Üretici firmaların yıllık planları ve bu planlara uygun bütçeleri vardır. Bu bütçe ve plan dâhilinde, yıl içerisindeki planlı faaliyetlerin kaç personelle gerçekleştirileceği de tahmin edilir ve bütün senaryolar bu doğrultuda tasarlanır.
Plana uyum sağlamak veya ihtiyaçlara cevap verebilmek amacıyla işten çıkarmalar yapılır veya yeni personeller istihdam edilir. Ancak yıl içerisinde yaşanan ani üretim değişiklikleri, planlama hataları, üretim hattında meydana gelen arızalar gibi birçok sebep planları bozabilir. Üretim aksayabilir, eksik stok oluşabilir, siparişler artabilir ve acilen personele ihtiyaç duyulabilir. Bu acil ihtiyaç geçici bir süreliğine olabileceği gibi, belirli bir dönem içerisinde dengesizlikler de arz edebilir. Bu gibi durumlarda üreticiler hızlı çözümler üretemezler ancak alt işverenler, hâlihazırda istihdam havuzunda yer alan personellerden bir ekip oluşturabilirler ve acil iş gücü talebine kısa süre içerisinde cevap verebilirler.
Örnek olay
Yedi gün 24 saat esası ve %80 kapasite ile üretim halinde olan Simsel Yapıştırıcı fabrikası, üretim hattında meydana gelen bir arıza nedeniyle dokuz gün üretim yapamadı. Bu süre içerisinde tüm stoklar boşaldı, siparişler birikti, taleplere cevap verilemedi ve pazar kaybı gibi son derece önemli bir tehdit baş gösterdi. Bu durum fabrikanın yeni çalışanlarında huzursuzluk yarattı ve işten ayrılanlar oldu. Bir yandan talep birikiyor, diğer yandan ise iş gücü kaybı yaşanıyordu. Arızaların giderildiği dokuzuncu günün sonunda yapılan değerlendirmede, müşterileri rakip firmaya kaptırmayacak tek senaryonun, üretime en az %90 kapasite ile başlamak olduğu görüldü. Bunu yapabilmek için ek 20 kişiye ihtiyaç vardı fakat bu mümkün değildi. Çalışmaya gönüllü ve işe uygun 20 kişi hazır bekliyor olsa dahi, evrak hazırlama ve yasal süreçlerin 3 günden önce tamamlanabilmesi imkânsızdı. Muhtemel gereksinimleri not almak amacıyla toplantıda bulunan genç idari işler çalışanı Kutay V’nin aklına bir fikir geldi ve çekinerek de olsa dile getirdi.

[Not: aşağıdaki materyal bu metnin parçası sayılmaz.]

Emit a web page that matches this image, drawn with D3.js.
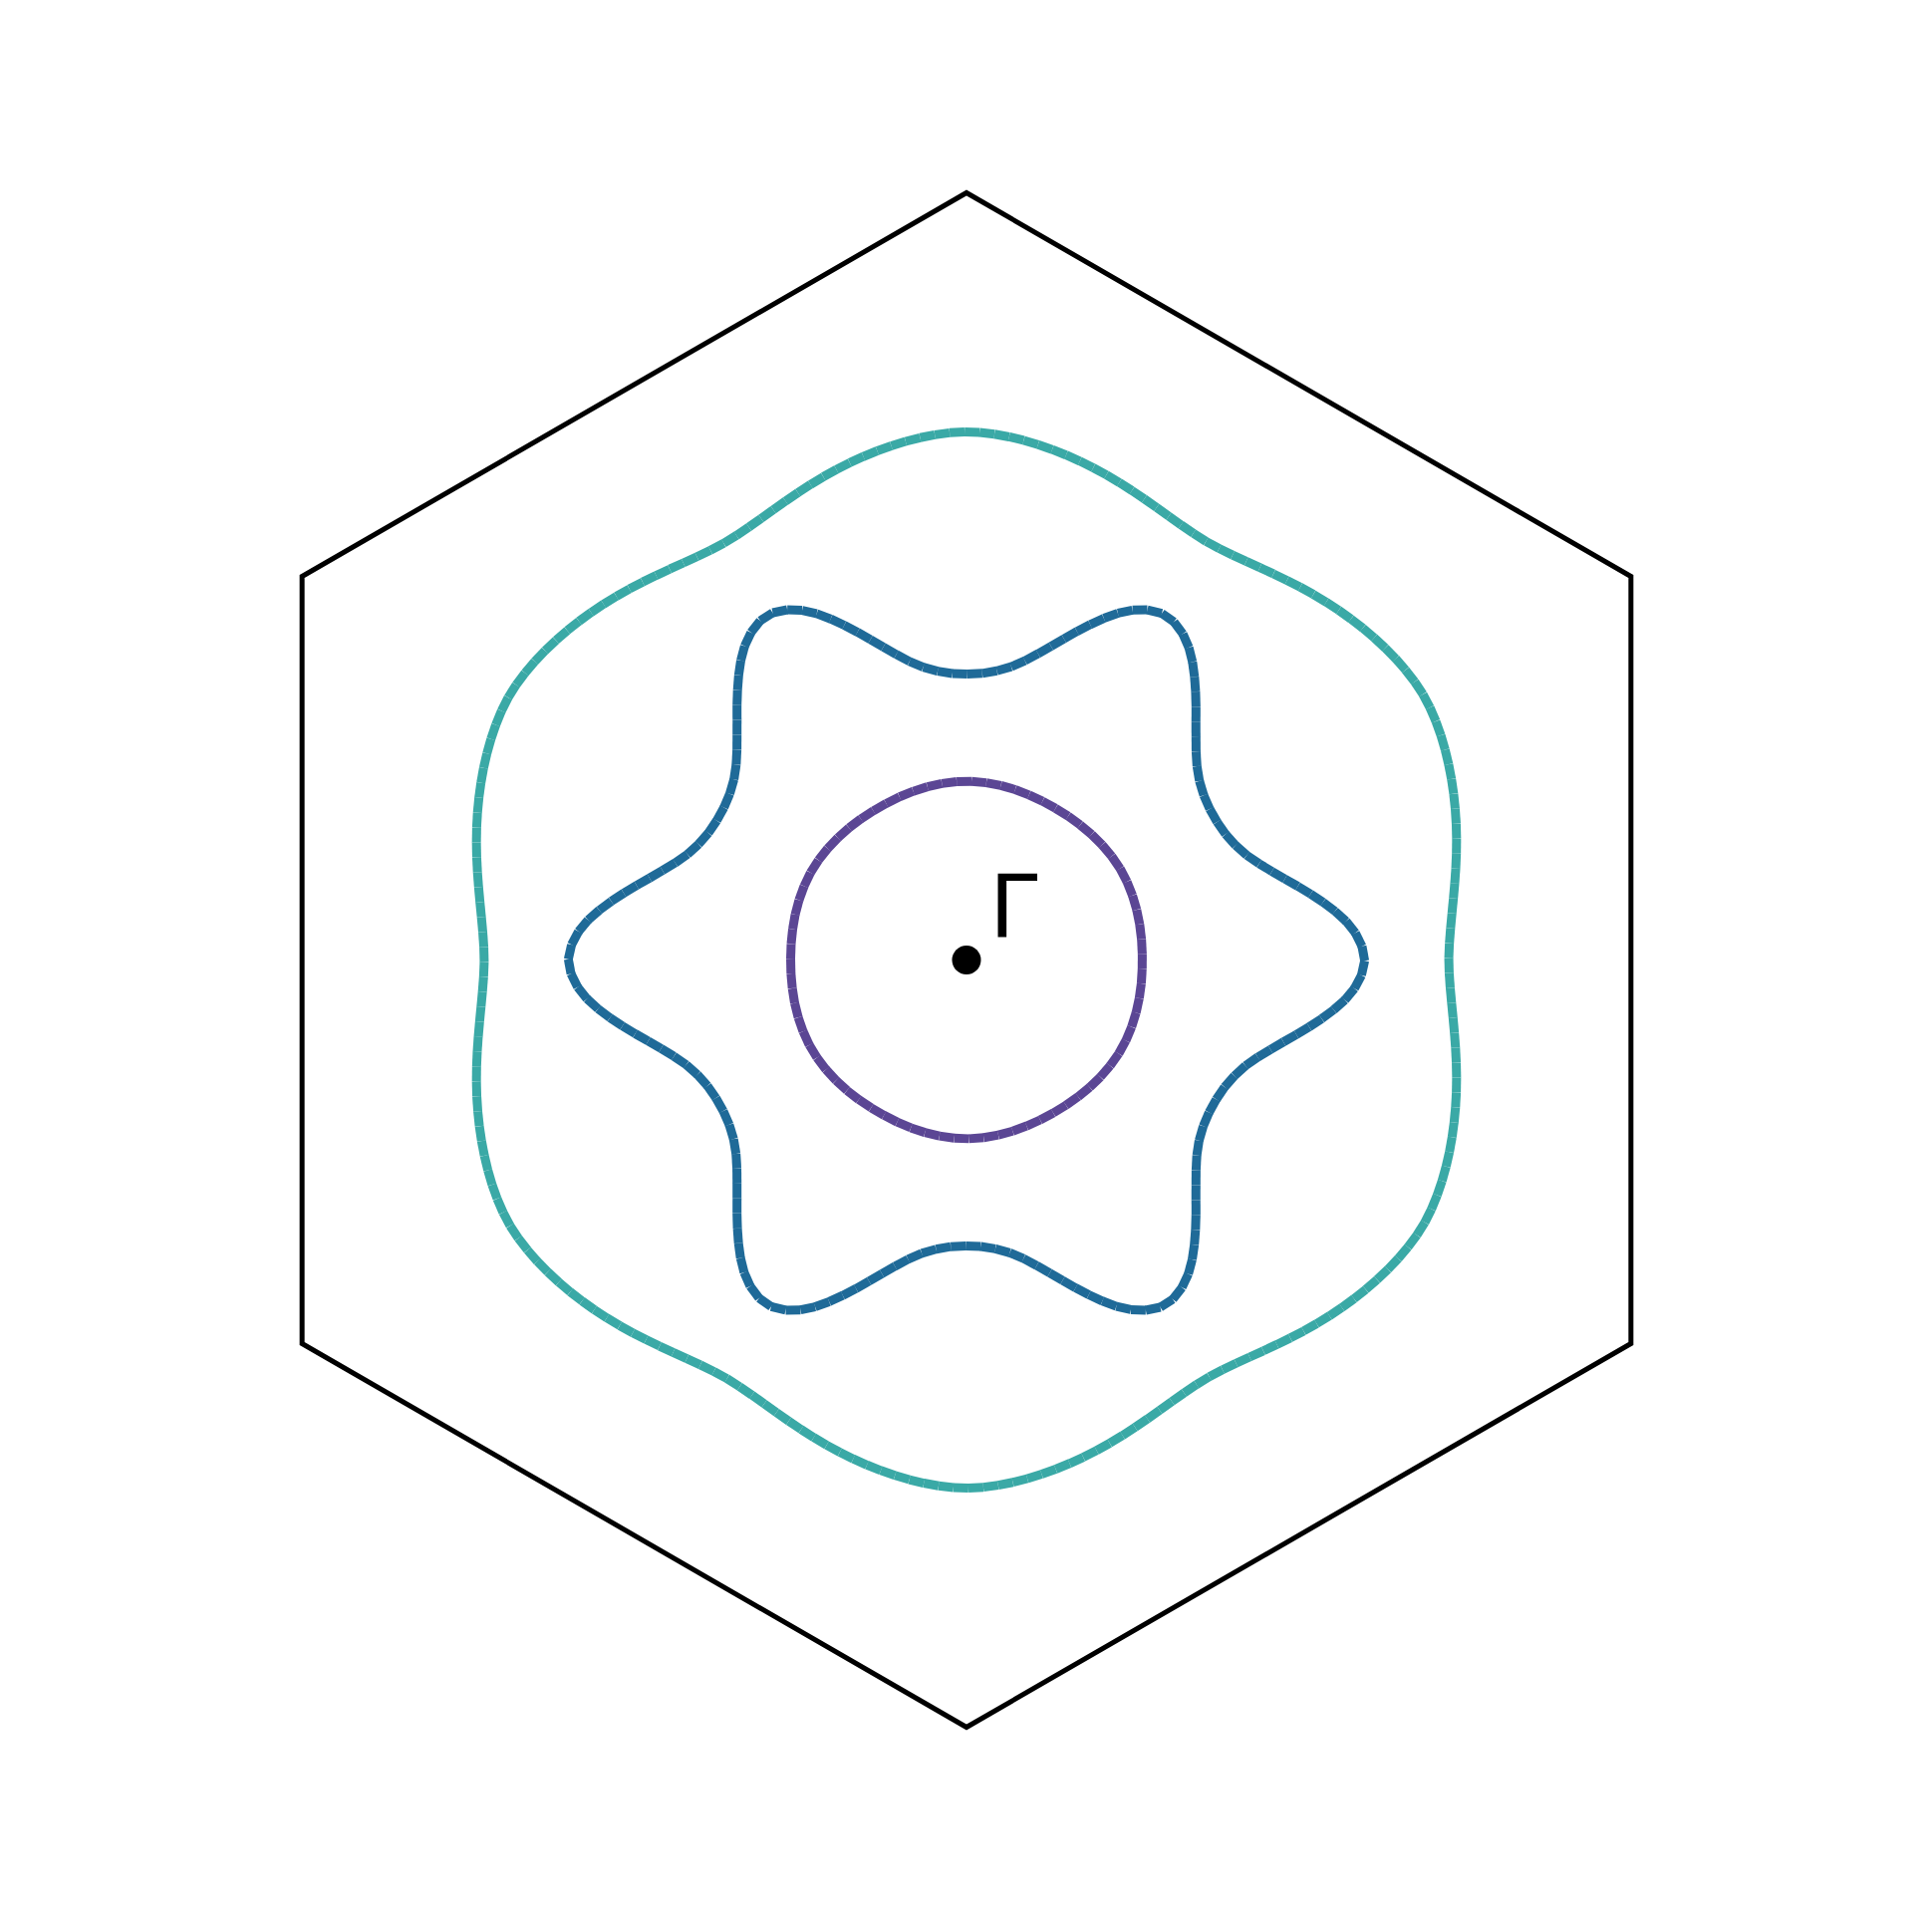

“Yanılmıyorsam, temizlik hizmeti aldığımız alt işveren firmanın kendi kadrosunda yevmiyeci (gündelikçi) olarak istihdam ettiği ve ihtiyaç duyulan tesislerde görevlendirdiği bir ekibi olmalı. Hatta geçen ayki sosyal denetime hazırlanmak için, beş günlüğüne sekiz personel desteği almıştık. Acaba 20 kişilik bir ekip için onlardan destek alabilir miyiz?”
Derhâl alt işveren ile iletişime geçildi ve iki gün sonra 17 kişilik bir ekip işbaşı yaptı. Ekip tamamlanana kadar mesai ile desteklendi ve %90 kapasite ile üretime başlanarak bu önemli sorun çözüme kavuşturuldu.
Sorular
Alt işverenin kendi SGK siciline kayıtlı bulunan personeller ile temin edilen bu hizmet bir taşeronluk ilişkisi mi yoksa alt işverenlik ilişkisi midir?
Bu ilişki hangi tür bir sözleşme ile güvence altına alınmalıdır?
Yanlış ilişki türü tespitinin ve yanlış hizmet sözleşmesinin muhtemel riskleri nelerdir?